Developing software often involves teams of people working together. As the team grows from one, to two, to multiple people, challenges begin to creep in and rob the organization of creative flow. It becomes harder to maintain a continuous culture across different people. Engineering groups are especially prone to these challenges as code is routinely shared between many people throughout the organization. Code reviews help spread knowledge and best practices around code across the team. In this article we’ll take a look at why code reviews are important, and how to optimize the practice.

What is a code review?

Software development is an art that is very much an individual contribution on a collaborative canvas. As individuals, developers need unencumbered blocks of time to become one with the code, and find that zen where code flows through the keyboard. On the team though, collaboration and knowledge transfer are extremely important so that the team can collectively work as one mind. Code reviews are one of the primary practices to engage the whole team.

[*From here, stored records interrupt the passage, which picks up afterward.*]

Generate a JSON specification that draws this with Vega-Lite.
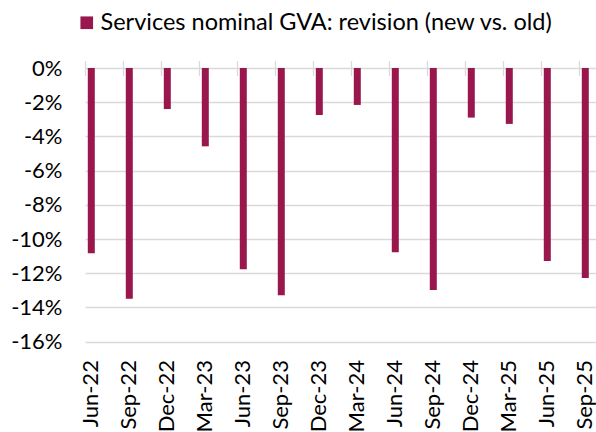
{
  "$schema": "https://vega.github.io/schema/vega-lite/v6.json",
  "autosize": {"type": "none"},
  "padding": {"left": 85, "top": 68, "right": 9, "bottom": 90.4},
  "width": 502,
  "height": 273.6,
  "background": "white",
  "config": {"view": {"stroke": null}},
  "data": {
    "values": [
      {"quarter": "Jun-22", "value": -10.84},
      {"quarter": "Sep-22", "value": -13.5},
      {"quarter": "Dec-22", "value": -2.4},
      {"quarter": "Mar-23", "value": -4.58},
      {"quarter": "Jun-23", "value": -11.77},
      {"quarter": "Sep-23", "value": -13.29},
      {"quarter": "Dec-23", "value": -2.75},
      {"quarter": "Mar-24", "value": -2.16},
      {"quarter": "Jun-24", "value": -10.78},
      {"quarter": "Sep-24", "value": -12.98},
      {"quarter": "Dec-24", "value": -2.9},
      {"quarter": "Mar-25", "value": -3.27},
      {"quarter": "Jun-25", "value": -11.29},
      {"quarter": "Sep-25", "value": -12.28}
    ]
  },
  "layer": [
    {
      "mark": {"type": "bar", "width": 7, "xOffset": -12.7},
      "encoding": {
        "x": {
          "field": "quarter", "type": "ordinal", "sort": null,
          "scale": {"range": [0, 532], "paddingInner": 0, "paddingOuter": 0},
          "axis": {
            "orient": "bottom", "title": null, "labelAngle": -90, "labelAlign": "right", "labelBaseline": "middle",
            "labelOffset": -12.7, "labelPadding": 18, "ticks": false, "domain": false, "grid": false,
            "labelFont": "Lato", "labelFontSize": 22, "labelColor": "#000"
          }
        },
        "y": {
          "field": "value", "type": "quantitative",
          "scale": {"domain": [-16, 0], "nice": false, "zero": true},
          "axis": {
            "title": null, "values": [-16, -14, -12, -10, -8, -6, -4, -2, 0],
            "labelExpr": "datum.value + '%'", "grid": true, "gridColor": "#d9d9d9", "gridWidth": 1.3,
            "domain": false, "ticks": false, "labelPadding": 23,
            "labelFont": "Lato", "labelFontSize": 22, "labelColor": "#000"
          }
        },
        "color": {
          "datum": "Services nominal GVA: revision (new vs. old)",
          "scale": {"range": ["#99174D"]},
          "legend": {
            "orient": "none", "legendX": -10, "legendY": -57, "title": null,
            "symbolType": "square", "symbolSize": 160, "symbolStrokeWidth": 0,
            "labelFont": "Lato", "labelFontSize": 23.5, "labelColor": "#000", "labelLimit": 0,
            "labelOffset": 2, "padding": 0
          }
        }
      }
    },
    {
      "mark": {"type": "rule", "strokeOpacity": 0},
      "encoding": {
        "x": {
          "field": "quarter", "type": "ordinal", "sort": null,
          "axis": {
            "orient": "top", "title": null, "labels": false, "ticks": true, "tickBand": "extent",
            "tickSize": 15, "offset": -7.5, "tickColor": "#d9d9d9", "tickWidth": 1.3,
            "domain": false, "grid": false
          }
        }
      }
    }
  ],
  "resolve": {"axis": {"x": "independent"}}
}
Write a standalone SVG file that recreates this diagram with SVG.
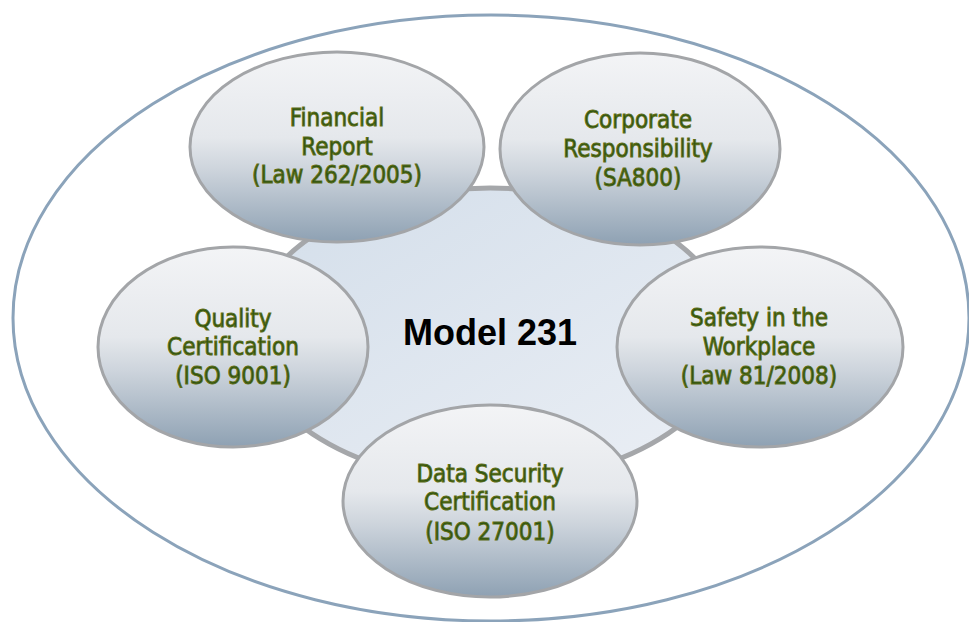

Code reviews are a key industry practice that helps ensure that the entire team grows along with the code. Some teams work horizontally across database, server, and UI code while others work through different feature areas of the product. Code reviews can help both styles of teams stimulate conversations and learning across the code base.

Why are code reviews valuable?

1. Engineers like (and need) to take vacation – Im a firm believer that vacation makes people more productive. If a single engineer owns an area of code, then that responsibility follows them outside of the office. Having a single team member as the critical path makes the team fragile. Code reviews distribute knowledge across the team.

Having a single team member as the critical path makes the team fragile. Code reviews distribute knowledge.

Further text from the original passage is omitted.